§ Problem to work on:
Please write the listing below out again exactly, leaving every picture behind.

○ ○ ○

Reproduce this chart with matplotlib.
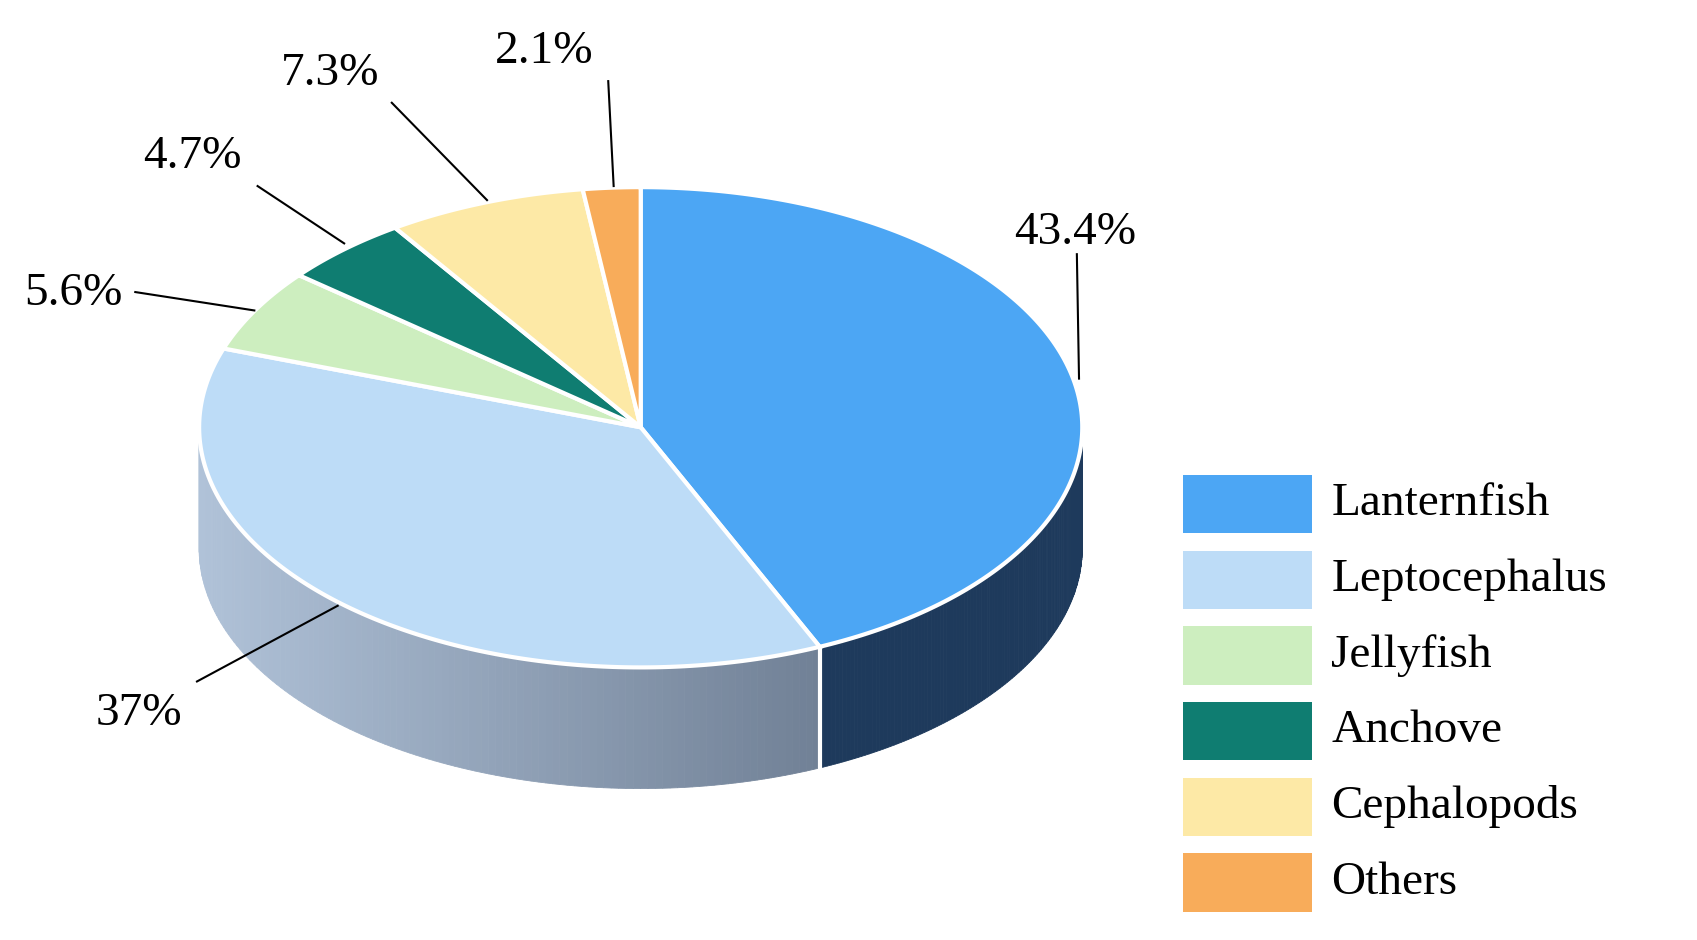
import numpy as np
import matplotlib.pyplot as plt
from matplotlib.patches import Polygon, Rectangle
from matplotlib.colors import to_rgb

categories = ["Lanternfish", "Leptocephalus", "Jellyfish", "Anchove", "Cephalopods", "Others"]
values = [43.4, 37.0, 5.6, 4.7, 7.3, 2.1]
labels = ["43.4%", "37%", "5.6%", "4.7%", "7.3%", "2.1%"]
colors = ["#4ca6f4", "#bddcf7", "#cdeebf", "#0f7d71", "#fde9a6", "#f8ac5a"]
side_left = {0: "#1e3a5c", 1: "#b0c2d8"}
side_right = {0: "#1e3a5c", 1: "#56657a"}

# geometry in a 1568 x 869 canvas (y down)
cx, cy, rx, ry, depth = 592, 395, 408, 222, 112

def pt(t, dy=0):
    return cx + rx * np.cos(np.radians(t)), cy - ry * np.sin(np.radians(t)) + dy

fig = plt.figure(figsize=(16.97, 9.40), dpi=100)
ax = fig.add_axes([0, 0, 1, 1])
ax.set_xlim(0, 1568)
ax.set_ylim(869, 0)
ax.axis("off")

fr = np.array(values) / sum(values) * 360
ends = 90 - np.cumsum(fr)
starts = ends + fr

# side walls (only front half, angles in [-180, 0])
for i, (s, e) in enumerate(zip(starts, ends)):
    lo, hi = max(e, -180), min(s, 0)
    if lo >= hi:
        continue
    ts = np.linspace(hi, lo, 120)
    c1, c2 = np.array(to_rgb(side_left[i])), np.array(to_rgb(side_right[i]))
    for a, b in zip(ts[:-1], ts[1:]):
        xa, ya = pt(a); xb, yb = pt(b)
        f = (0.5 * (xa + xb) - (cx - rx)) / (2 * rx)
        col = c1 * (1 - f) + c2 * f
        ax.add_patch(Polygon([(xa, ya), (xb, yb), (xb, yb + depth), (xa, ya + depth)],
                             closed=True, facecolor=col, edgecolor=col, lw=0.6))
# white seam on side
for e in ends:
    if -180 < e < 0:
        x, y = pt(e)
        ax.plot([x, x], [y, y + depth], color="white", lw=3)

# top wedges
for i, (s, e) in enumerate(zip(starts, ends)):
    ts = np.linspace(s, e, 200)
    poly = [(cx, cy)] + [pt(t) for t in ts]
    ax.add_patch(Polygon(poly, closed=True, facecolor=colors[i], edgecolor="white", lw=3))

# labels with leader lines
label_pos = [(993, 215), (128, 660), (68, 272), (178, 145), (305, 68), (503, 48)]
lines = [((995, 235), (997, 350)), ((182, 630), (312, 560)), ((125, 270), (235, 287)),
         ((238, 172), (318, 225)), ((362, 95), (450, 185)), ((562, 75), (567, 172))]
for lab, (x, y), (p0, p1) in zip(labels, label_pos, lines):
    ax.plot([p0[0], p1[0]], [p0[1], p1[1]], color="black", lw=1.5)
    ax.text(x, y, lab, fontsize=34, family="Liberation Serif", ha="center", va="center")

# legend
for i, cat in enumerate(categories):
    yc = 466 + 70 * i
    ax.add_patch(Rectangle((1093, yc - 27), 119, 54, facecolor=colors[i], edgecolor="none"))
    ax.text(1230, yc, cat, fontsize=34, family="Liberation Serif", ha="left", va="center")

fig.savefig("out.png", dpi=100)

○ ○ ○

§ Written reply:
Reproduce this chart with matplotlib.
import numpy as np
import matplotlib.pyplot as plt
from matplotlib.patches import Polygon, Rectangle
from matplotlib.colors import to_rgb

categories = ["Lanternfish", "Leptocephalus", "Jellyfish", "Anchove", "Cephalopods", "Others"]
values = [43.4, 37.0, 5.6, 4.7, 7.3, 2.1]
labels = ["43.4%", "37%", "5.6%", "4.7%", "7.3%", "2.1%"]
colors = ["#4ca6f4", "#bddcf7", "#cdeebf", "#0f7d71", "#fde9a6", "#f8ac5a"]
side_left = {0: "#1e3a5c", 1: "#b0c2d8"}
side_right = {0: "#1e3a5c", 1: "#56657a"}

# geometry in a 1568 x 869 canvas (y down)
cx, cy, rx, ry, depth = 592, 395, 408, 222, 112

def pt(t, dy=0):
    return cx + rx * np.cos(np.radians(t)), cy - ry * np.sin(np.radians(t)) + dy

fig = plt.figure(figsize=(16.97, 9.40), dpi=100)
ax = fig.add_axes([0, 0, 1, 1])
ax.set_xlim(0, 1568)
ax.set_ylim(869, 0)
ax.axis("off")

fr = np.array(values) / sum(values) * 360
ends = 90 - np.cumsum(fr)
starts = ends + fr

# side walls (only front half, angles in [-180, 0])
for i, (s, e) in enumerate(zip(starts, ends)):
    lo, hi = max(e, -180), min(s, 0)
    if lo >= hi:
        continue
    ts = np.linspace(hi, lo, 120)
    c1, c2 = np.array(to_rgb(side_left[i])), np.array(to_rgb(side_right[i]))
    for a, b in zip(ts[:-1], ts[1:]):
        xa, ya = pt(a); xb, yb = pt(b)
        f = (0.5 * (xa + xb) - (cx - rx)) / (2 * rx)
        col = c1 * (1 - f) + c2 * f
        ax.add_patch(Polygon([(xa, ya), (xb, yb), (xb, yb + depth), (xa, ya + depth)],
                             closed=True, facecolor=col, edgecolor=col, lw=0.6))
# white seam on side
for e in ends:
    if -180 < e < 0:
        x, y = pt(e)
        ax.plot([x, x], [y, y + depth], color="white", lw=3)

# top wedges
for i, (s, e) in enumerate(zip(starts, ends)):
    ts = np.linspace(s, e, 200)
    poly = [(cx, cy)] + [pt(t) for t in ts]
    ax.add_patch(Polygon(poly, closed=True, facecolor=colors[i], edgecolor="white", lw=3))

# labels with leader lines
label_pos = [(993, 215), (128, 660), (68, 272), (178, 145), (305, 68), (503, 48)]
lines = [((995, 235), (997, 350)), ((182, 630), (312, 560)), ((125, 270), (235, 287)),
         ((238, 172), (318, 225)), ((362, 95), (450, 185)), ((562, 75), (567, 172))]
for lab, (x, y), (p0, p1) in zip(labels, label_pos, lines):
    ax.plot([p0[0], p1[0]], [p0[1], p1[1]], color="black", lw=1.5)
    ax.text(x, y, lab, fontsize=34, family="Liberation Serif", ha="center", va="center")

# legend
for i, cat in enumerate(categories):
    yc = 466 + 70 * i
    ax.add_patch(Rectangle((1093, yc - 27), 119, 54, facecolor=colors[i], edgecolor="none"))
    ax.text(1230, yc, cat, fontsize=34, family="Liberation Serif", ha="left", va="center")

fig.savefig("out.png", dpi=100)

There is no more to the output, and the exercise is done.